I am grateful to Knut Hofland, Sattar Izwaini and Martin Wynne for help with Table 1 and the other statistics.
1. See the brief discussion on homogeneity later in this chapter.
5. Knut Hofland reports that in the LOB corpus there are 25,992 instances of tag/word combinations that occur once only, as compared with 36,796 word forms (see Table 1). While the lemmatisation reduces the number of different objects, the tag assignment increases the number by giving more than one tag to the same form.

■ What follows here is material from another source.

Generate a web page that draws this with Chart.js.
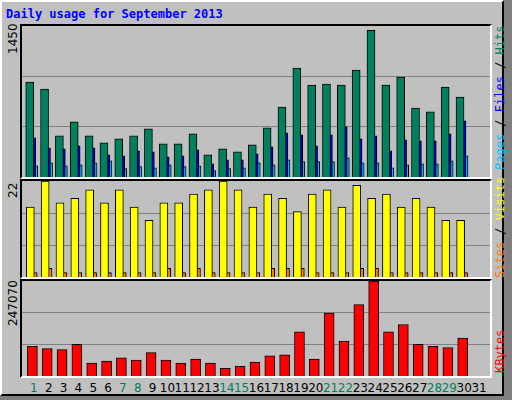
<!DOCTYPE html>
<html>
<head>
<meta charset="utf-8">
<script src="https://cdn.jsdelivr.net/npm/chart.js@4"></script>
<style>
  body { margin: 0; width: 512px; height: 400px; background: #c0c0c0; position: relative; overflow: hidden; font-family: "DejaVu Sans Mono", monospace; }
  #frame { position: absolute; left: 0; top: 0; width: 504px; height: 396px; border-left: 2px solid #fff; border-top: 2px solid #fff; border-right: 2px solid #000; border-bottom: 2px solid #000; box-sizing: border-box; }
  #rstrip { position: absolute; left: 504px; top: 0; width: 8px; height: 400px; background: #808080; }
  #bstrip { position: absolute; left: 0; top: 396px; width: 512px; height: 4px; background: #808080; }
  #title { position: absolute; left: 6px; top: 7px; font-size: 12px; font-weight: bold; color: #0000ff; }
  .panel { position: absolute; left: 20px; width: 472px; box-sizing: border-box; border-top: 2px solid #000; border-left: 2px solid #000; border-right: 2px solid #fff; border-bottom: 2px solid #fff; }
  .panel canvas { display: block; }
  .vl { position: absolute; font-size: 12px; transform-origin: 0 0; transform: rotate(-90deg); white-space: nowrap; }
  .day { position: absolute; top: 381px; font-family: "DejaVu Sans", sans-serif; font-size: 12px; transform: translateX(-50%); }
</style>
</head>
<body>
<div id="frame"></div>
<div id="rstrip"></div>
<div id="bstrip"></div>
<div id="title">Daily usage for September 2013</div>

<div class="panel" style="top:24px;height:155px"><canvas id="c1" width="468" height="151"></canvas></div>
<div class="panel" style="top:179px;height:100px"><canvas id="c2" width="468" height="96"></canvas></div>
<div class="panel" style="top:279px;height:99px"><canvas id="c3" width="468" height="95"></canvas></div>

<div class="vl" style="left:6px;top:54px;font-family:'DejaVu Sans',sans-serif">1450</div>
<div class="vl" style="left:6px;top:198px;font-family:'DejaVu Sans',sans-serif">22</div>
<div class="vl" style="left:6px;top:326px;font-family:'DejaVu Sans',sans-serif">247070</div>

<div class="vl" style="left:493px;top:170px"><span style="color:#00c0ff">Pages</span> / <span style="color:#0000ff">Files</span> / <span style="color:#00805c">Hits</span></div>
<div class="vl" style="left:493px;top:278px"><span style="color:#ff8000">Sites</span> / <span style="color:#ffff00">Visits</span></div>
<div class="vl" style="left:493px;top:373px"><span style="color:#ff0000">KBytes</span></div>

<script>
// Daily values, September 2013
const days = Array.from({ length: 31 }, (_, i) => i + 1);
const weekend = [1, 7, 8, 14, 15, 21, 22, 28, 29];

const hits = [911, 845, 395, 529, 395, 328, 366, 395, 462, 319, 319, 414, 214, 271, 242,
  309, 472, 672, 1045, 883, 892, 883, 1026, 1409, 883, 959, 663, 625, 864, 768];
const files = [376, 280, 271, 300, 280, 214, 204, 252, 242, 194, 204, 261, 127, 166, 166,
  223, 290, 424, 405, 300, 405, 481, 366, 395, 252, 357, 347, 347, 414, 539];
const pages = [108, 137, 108, 118, 137, 156, 80, 99, 89, 118, 99, 108, 61, 80, 89,
  137, 118, 166, 147, 147, 147, 185, 137, 137, 89, 118, 127, 127, 156, 204];
const visits = [16, 22, 17, 18, 20, 17, 20, 16, 13, 17, 17, 19, 20, 22, 20,
  16, 19, 18, 15, 19, 20, 16, 21, 18, 19, 16, 18, 16, 13, 13];
const sites = [1, 2, 1, 1, 1, 1, 1, 1, 1, 2, 1, 2, 1, 1, 1,
  1, 2, 2, 2, 1, 1, 1, 2, 2, 1, 1, 1, 1, 1, 1];
const kbytes = [76900, 71500, 68800, 82400, 33500, 38900, 47100, 41600, 60600, 41600, 33500, 44300, 33500, 19900, 25300,
  36200, 52500, 55200, 114900, 44300, 163800, 90500, 185500, 247070, 114900, 133900, 82400, 76900, 74200, 98600];

const maxHits = 1450, maxVisits = 22, maxKB = 247070;

function pts(vals, off) {
  return vals.map((v, i) => ({ x: days[i] + off, y: v }));
}
function ds(vals, off, color, w) {
  return { data: pts(vals, off), backgroundColor: color, borderColor: "#000", borderWidth: 1,
    barThickness: w, borderSkipped: "bottom", grouped: false };
}
function makeChart(id, datasets, max) {
  return new Chart(document.getElementById(id), {
    type: "bar",
    data: { datasets },
    options: {
      responsive: false, animation: false,
      layout: { padding: 0 },
      plugins: { legend: { display: false }, tooltip: { enabled: false } },
      scales: {
        x: { type: "linear", min: 0.2, max: 31.74, offset: false, display: false },
        y: {
          min: 0, max: max,
          afterBuildTicks: s => { s.ticks = [{ value: max / 3 }, { value: 2 * max / 3 }]; },
          ticks: { display: false },
          border: { display: false },
          grid: { color: "#808080", lineWidth: 1, drawTicks: false }
        }
      }
    }
  });
}

makeChart("c1", [
  ds(hits, -0.28, "#00805c", 8),
  ds(files, -0.15, "#0000ff", 8),
  ds(pages, -0.01, "#00c0ff", 8)
], maxHits);
makeChart("c2", [
  ds(visits, -0.24, "#ffff00", 8),
  ds(sites, -0.01, "#ff8000", 7)
], maxVisits);
const kb = makeChart("c3", [ds(kbytes, -0.1, "#ff0000", 10)], maxKB);

// day labels placed with the chart's x scale
const xs = kb.scales.x;
days.forEach(d => {
  const el = document.createElement("div");
  el.className = "day";
  el.textContent = d;
  el.style.left = (22 + xs.getPixelForValue(d)) + "px";
  el.style.color = weekend.includes(d) ? "#00805c" : "#000";
  document.body.appendChild(el);
});
</script>
</body>
</html>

7. One good example of a rogue text appeared in one of the earliest specialised corpora — Roe's corpus of textbooks in physical science (Roe 1977). This million-word corpus held a dozen or so full-text documents, which showed considerable homogeneity, all except one. The rogue text turned out to be an Open University textbook, and it reflected the innovative style of OU teaching, the new student body attracted to the OU, and the resolve to make learning a part of life. So any generalisation that applied to all the other texts was not supported by the OU text, and virtually none of its features were found in the others. The contrast was so marked that Roe had to make a separate statement for the OU text and one for all the rest. The text excluded itself, which was ironic because Roe had chosen it deliberately as an example of good current communication; its "rogue" status has nothing to do with its worth as an academic textbook, but shows the sharp difference in approach that is associated with the OU.